By then, we had our drivers licenses and had graduated to the productive Conway streams, the South and Bear rivers and Poland Brook, and even fished the Sawmill River in Montague and Leverett now and again, particularly the lower end, sometimes as high as the base of the dam at Martin Machine (now the The Montague Bookmill), but most often in the wild, winding sanctuary that meets the Connecticut below Meadow Road. We also hunted there in the fall for pheasant, grouse and woodcock, plus jump-shot many a duck back in the day when lead shot was legal for waterfowling. To be honest, since the day lead was outlawed, I have not killed a duck. Just one of my many idiosyncrasies, I guess. But I was never much of a duck hunter, just a bird hunter who bought an annual waterfowl stamp just in case my dog flushed ducks out of small, muddy streams running through swamps I was hunting for pheasants, among them Hopewell Swamp between Christian Lane and Mount Sugarloaf.
Once we graduated to flyfishing the Deerfield, we had honed our skills and knowledge, applying what we had learned on smaller streams’ to a larger, more dangerous microcosm that from high above looked no different than those first narrow, shallow mountain streams where we learned to hunt trout.
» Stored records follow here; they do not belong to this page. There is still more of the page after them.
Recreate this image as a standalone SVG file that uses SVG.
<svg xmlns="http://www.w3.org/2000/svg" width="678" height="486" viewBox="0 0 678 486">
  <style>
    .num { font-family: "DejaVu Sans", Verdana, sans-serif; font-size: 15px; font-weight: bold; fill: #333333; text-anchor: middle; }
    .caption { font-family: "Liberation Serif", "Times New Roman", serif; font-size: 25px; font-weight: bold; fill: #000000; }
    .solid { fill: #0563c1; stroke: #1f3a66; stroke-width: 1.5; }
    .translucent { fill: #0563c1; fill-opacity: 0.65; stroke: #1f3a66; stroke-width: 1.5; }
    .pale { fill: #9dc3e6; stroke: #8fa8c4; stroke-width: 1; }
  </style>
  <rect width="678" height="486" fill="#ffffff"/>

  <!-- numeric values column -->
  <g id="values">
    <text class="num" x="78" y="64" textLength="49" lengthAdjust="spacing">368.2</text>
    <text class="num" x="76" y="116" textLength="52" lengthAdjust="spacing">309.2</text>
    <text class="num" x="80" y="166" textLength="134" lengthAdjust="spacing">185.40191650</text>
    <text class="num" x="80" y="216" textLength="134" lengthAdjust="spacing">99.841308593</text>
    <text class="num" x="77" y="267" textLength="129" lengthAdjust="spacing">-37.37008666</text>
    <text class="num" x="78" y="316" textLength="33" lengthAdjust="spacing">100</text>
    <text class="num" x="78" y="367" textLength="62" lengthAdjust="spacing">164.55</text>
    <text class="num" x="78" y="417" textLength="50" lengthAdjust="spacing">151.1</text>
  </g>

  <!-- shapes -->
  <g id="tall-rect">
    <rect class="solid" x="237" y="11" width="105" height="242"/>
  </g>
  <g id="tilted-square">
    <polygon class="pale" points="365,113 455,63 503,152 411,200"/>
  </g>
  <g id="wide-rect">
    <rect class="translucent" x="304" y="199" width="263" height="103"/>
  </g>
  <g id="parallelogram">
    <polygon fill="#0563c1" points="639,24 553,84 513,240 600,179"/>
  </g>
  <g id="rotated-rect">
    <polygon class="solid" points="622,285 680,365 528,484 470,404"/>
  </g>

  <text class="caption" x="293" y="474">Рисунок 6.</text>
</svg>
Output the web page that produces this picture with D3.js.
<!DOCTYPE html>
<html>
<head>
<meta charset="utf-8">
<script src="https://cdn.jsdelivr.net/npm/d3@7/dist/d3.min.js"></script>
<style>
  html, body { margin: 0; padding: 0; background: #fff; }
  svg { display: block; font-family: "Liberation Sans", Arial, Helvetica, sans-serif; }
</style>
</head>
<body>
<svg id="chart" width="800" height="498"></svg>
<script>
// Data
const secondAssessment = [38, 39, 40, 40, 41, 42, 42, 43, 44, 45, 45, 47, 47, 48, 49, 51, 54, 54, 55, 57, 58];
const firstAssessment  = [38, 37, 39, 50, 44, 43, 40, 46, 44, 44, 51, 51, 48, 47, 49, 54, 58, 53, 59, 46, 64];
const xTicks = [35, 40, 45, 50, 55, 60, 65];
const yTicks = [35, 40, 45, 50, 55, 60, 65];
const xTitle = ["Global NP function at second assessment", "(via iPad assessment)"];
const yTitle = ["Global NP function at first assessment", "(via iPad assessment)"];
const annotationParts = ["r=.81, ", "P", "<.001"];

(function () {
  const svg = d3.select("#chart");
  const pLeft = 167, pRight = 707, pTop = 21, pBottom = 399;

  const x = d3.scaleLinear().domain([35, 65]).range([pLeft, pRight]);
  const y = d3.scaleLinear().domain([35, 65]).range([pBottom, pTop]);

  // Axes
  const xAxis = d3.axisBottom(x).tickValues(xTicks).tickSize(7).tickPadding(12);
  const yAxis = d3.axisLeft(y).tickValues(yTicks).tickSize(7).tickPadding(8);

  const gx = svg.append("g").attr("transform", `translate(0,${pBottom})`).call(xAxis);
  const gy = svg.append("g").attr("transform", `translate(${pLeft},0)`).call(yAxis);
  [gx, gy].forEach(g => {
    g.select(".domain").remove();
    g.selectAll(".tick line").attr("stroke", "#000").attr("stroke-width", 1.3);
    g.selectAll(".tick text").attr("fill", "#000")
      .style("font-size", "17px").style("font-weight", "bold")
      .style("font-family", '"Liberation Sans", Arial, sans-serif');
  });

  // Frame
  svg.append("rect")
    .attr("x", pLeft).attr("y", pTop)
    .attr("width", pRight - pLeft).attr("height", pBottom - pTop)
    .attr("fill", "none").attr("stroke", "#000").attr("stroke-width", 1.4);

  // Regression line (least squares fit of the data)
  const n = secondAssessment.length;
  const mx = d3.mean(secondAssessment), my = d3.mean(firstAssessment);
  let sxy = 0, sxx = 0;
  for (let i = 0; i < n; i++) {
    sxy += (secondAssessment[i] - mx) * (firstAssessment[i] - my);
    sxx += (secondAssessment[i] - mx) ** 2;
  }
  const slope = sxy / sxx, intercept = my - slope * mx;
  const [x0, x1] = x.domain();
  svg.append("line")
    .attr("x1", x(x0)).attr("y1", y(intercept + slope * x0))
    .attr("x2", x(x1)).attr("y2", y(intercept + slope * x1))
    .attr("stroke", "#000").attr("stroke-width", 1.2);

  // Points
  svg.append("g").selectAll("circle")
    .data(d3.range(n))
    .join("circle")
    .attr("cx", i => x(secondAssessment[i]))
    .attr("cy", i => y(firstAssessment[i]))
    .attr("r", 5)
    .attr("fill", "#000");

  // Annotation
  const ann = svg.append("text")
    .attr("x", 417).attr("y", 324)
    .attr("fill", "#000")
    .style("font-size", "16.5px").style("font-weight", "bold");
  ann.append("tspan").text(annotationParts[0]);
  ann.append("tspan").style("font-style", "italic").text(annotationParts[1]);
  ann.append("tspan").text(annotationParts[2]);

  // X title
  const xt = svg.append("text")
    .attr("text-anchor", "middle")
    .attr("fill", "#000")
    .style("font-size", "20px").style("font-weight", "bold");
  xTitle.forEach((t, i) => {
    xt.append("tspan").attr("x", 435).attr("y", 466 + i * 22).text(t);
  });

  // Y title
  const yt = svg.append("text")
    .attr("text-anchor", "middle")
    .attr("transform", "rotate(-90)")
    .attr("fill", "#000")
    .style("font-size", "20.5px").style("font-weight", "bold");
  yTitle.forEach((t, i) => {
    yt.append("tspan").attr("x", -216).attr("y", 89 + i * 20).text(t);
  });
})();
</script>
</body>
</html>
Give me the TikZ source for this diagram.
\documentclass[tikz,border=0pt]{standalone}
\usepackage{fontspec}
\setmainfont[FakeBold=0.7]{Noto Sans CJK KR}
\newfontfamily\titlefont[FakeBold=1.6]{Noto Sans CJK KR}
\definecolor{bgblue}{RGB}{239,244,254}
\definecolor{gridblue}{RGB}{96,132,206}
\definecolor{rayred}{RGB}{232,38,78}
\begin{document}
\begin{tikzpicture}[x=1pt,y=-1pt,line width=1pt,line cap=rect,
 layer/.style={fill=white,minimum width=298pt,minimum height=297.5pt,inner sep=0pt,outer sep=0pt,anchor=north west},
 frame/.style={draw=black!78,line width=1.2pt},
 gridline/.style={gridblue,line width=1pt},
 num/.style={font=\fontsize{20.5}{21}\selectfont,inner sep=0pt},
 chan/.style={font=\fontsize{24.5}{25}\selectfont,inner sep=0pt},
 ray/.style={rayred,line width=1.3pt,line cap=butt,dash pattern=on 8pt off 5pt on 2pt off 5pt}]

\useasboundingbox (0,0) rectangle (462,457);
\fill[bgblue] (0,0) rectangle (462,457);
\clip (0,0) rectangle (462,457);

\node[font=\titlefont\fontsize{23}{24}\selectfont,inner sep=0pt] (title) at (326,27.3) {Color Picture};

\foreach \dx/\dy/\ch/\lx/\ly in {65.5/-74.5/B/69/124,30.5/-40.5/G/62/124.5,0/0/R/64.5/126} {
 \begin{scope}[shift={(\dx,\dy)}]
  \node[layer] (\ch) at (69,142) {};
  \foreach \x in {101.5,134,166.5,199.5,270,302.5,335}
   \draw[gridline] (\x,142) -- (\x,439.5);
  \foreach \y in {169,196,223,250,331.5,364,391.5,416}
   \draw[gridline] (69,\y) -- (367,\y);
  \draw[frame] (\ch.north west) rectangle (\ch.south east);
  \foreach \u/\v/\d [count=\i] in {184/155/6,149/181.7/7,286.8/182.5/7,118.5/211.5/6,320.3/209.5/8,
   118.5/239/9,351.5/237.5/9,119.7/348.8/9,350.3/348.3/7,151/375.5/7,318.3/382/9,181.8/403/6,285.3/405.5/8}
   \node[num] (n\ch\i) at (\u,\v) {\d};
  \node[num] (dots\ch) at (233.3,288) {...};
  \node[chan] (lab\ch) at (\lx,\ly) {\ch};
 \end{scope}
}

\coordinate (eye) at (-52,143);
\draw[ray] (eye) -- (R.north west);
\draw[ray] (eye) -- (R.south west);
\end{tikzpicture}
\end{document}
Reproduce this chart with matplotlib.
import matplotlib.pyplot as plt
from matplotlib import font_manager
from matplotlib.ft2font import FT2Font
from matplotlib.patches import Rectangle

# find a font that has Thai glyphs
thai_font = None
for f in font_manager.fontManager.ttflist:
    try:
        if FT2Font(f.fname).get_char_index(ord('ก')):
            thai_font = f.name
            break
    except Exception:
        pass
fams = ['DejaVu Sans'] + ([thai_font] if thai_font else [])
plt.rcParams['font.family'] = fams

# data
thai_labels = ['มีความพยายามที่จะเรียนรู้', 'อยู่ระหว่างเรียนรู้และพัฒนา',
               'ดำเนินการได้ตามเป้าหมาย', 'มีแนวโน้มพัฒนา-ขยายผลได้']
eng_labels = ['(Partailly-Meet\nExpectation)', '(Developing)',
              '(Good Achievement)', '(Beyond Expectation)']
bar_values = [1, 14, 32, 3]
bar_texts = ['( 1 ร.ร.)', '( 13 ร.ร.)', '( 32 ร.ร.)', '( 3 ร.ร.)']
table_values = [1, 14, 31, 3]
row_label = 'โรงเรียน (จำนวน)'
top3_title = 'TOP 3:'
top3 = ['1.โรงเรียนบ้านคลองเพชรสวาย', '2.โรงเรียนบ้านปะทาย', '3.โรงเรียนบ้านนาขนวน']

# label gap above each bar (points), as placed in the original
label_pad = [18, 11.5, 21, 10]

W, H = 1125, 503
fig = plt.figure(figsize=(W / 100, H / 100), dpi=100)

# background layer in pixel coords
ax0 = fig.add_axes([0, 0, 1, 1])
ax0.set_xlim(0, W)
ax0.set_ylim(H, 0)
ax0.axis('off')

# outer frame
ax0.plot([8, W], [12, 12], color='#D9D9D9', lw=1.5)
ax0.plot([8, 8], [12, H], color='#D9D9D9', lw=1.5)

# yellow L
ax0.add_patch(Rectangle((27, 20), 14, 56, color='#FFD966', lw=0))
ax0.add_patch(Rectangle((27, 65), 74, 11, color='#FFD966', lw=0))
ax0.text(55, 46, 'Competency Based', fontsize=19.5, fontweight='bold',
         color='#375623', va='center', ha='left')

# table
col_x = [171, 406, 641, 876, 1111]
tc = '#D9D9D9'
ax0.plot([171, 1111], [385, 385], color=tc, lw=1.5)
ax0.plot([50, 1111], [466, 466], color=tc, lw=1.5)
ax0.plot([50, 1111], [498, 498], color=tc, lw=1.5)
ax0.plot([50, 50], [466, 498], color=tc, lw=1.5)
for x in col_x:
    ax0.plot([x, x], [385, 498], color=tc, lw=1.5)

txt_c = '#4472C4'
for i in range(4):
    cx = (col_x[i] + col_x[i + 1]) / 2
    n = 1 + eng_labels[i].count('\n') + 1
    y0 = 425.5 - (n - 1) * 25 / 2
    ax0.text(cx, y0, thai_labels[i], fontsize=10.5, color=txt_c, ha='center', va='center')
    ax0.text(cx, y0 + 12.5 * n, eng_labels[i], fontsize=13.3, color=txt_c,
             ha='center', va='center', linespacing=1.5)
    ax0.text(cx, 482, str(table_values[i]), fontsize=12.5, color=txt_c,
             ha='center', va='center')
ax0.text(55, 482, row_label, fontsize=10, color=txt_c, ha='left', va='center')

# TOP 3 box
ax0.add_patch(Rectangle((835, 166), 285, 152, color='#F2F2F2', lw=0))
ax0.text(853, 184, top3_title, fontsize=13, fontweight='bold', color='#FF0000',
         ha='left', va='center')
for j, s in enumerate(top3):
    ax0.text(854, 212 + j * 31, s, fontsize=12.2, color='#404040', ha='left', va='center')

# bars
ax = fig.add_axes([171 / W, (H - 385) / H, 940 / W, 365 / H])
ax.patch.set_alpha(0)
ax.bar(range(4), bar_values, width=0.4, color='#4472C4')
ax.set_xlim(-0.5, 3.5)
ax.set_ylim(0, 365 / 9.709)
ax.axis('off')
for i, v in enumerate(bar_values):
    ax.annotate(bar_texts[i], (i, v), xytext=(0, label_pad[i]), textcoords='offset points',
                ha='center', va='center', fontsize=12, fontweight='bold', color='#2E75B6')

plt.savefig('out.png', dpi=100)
But now, instead of pendulum casts, we were using roll casts, the double-haul and shooting line through stiff winds, quickly mending it as soon as it hit the surface to produce a natural, realistic drift that fooled many a big trout, even a few big, early-morning Deerfield River browns, foolish gluttons that remained in their feeding lanes a few minutes longer than they should have.
Such rare trophy fish were always worth the harrowing hike in, negotiating a steep, switchback deer run to the river’s edge in the black of night, always hoping to drop the first cast into the river well before the birds sang their first note. Talk about magical. It was all of that and then some to be there when the river and surrounding woods awakened, the first ray of thin yellow sunlight peering over the eastern horizon still an hour or more away.